SPAIN: 'TRIPS-plus' a big minus for biodiversity

August 15, 2001
Issue 

BY SEAN HEALY

As if the World Trade Organisation's Trade-Related Intellectual Property Rights agreement wasn't stringent enough, a new study of bilateral trade treaties has found that many contain even stronger protections of corporations' "intellectual property".

TRIPS has been heavily criticised by global justice activists, development NGOs and Third World social movements for requiring all WTO members to grant and enforce intellectual property rights (IRPs) on new technology.

The stipulations include patents enforceable for 20 years, during which time no firm or country can use the patented technology without the permission of, and paying royalties to, the corporation which holds the patent. It was under the TRIPS agreement, for instance, that Western drug companies sought unsuccessfully to prevent Third World nations from producing their own cheap, generic versions of brand-name anti-HIV drugs.

TRIPS has also come under fire for extending coverage to life forms. Specifically, it says that while plants and animals can be excluded from patent laws, all countries must allow for patents on microorganisms and either provide patents or an "effective sui generis type" of intellectual property rights on plant varieties. Some critics have labelled it the first international treaty to make the privatisation of biodiversity compulsory.

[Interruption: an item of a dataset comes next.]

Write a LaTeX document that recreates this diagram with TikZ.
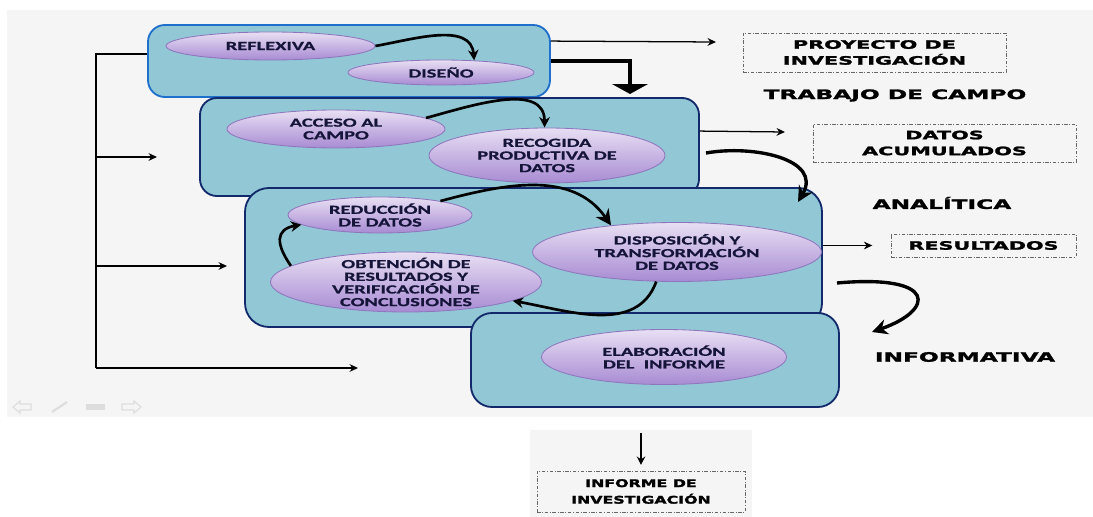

But a new report, by Spanish development NGO GRAIN, issued on July 26, now claims that corporations are going further, designed what it calls "TRIPS-plus", in the form of stipulations inside bilateral trade agreements.

Powerful but hidden

While most attention has focused on multilateral free trade negotiations, such as the Free Trade Area of the Americas or inside the WTO itself, bilateral agreements have attracted little scrutiny.

But, the report notes, such agreements are a powerful but hidden tool to achieve uniform market conditions for transnational corporations operating in Third World countries.

"The policies and procedures of multilateral institutions such as the World Trade Organisation or the International Monetary Fund are seen the world over as reason to riot", says the report, entitled TRIPs-plus through the back door. "But the quietly crafted mini-pacts between Washington and Amman, or Brussels and Dhaka, are where more damage is sometimes being done. And patents on life have a central place on the agenda."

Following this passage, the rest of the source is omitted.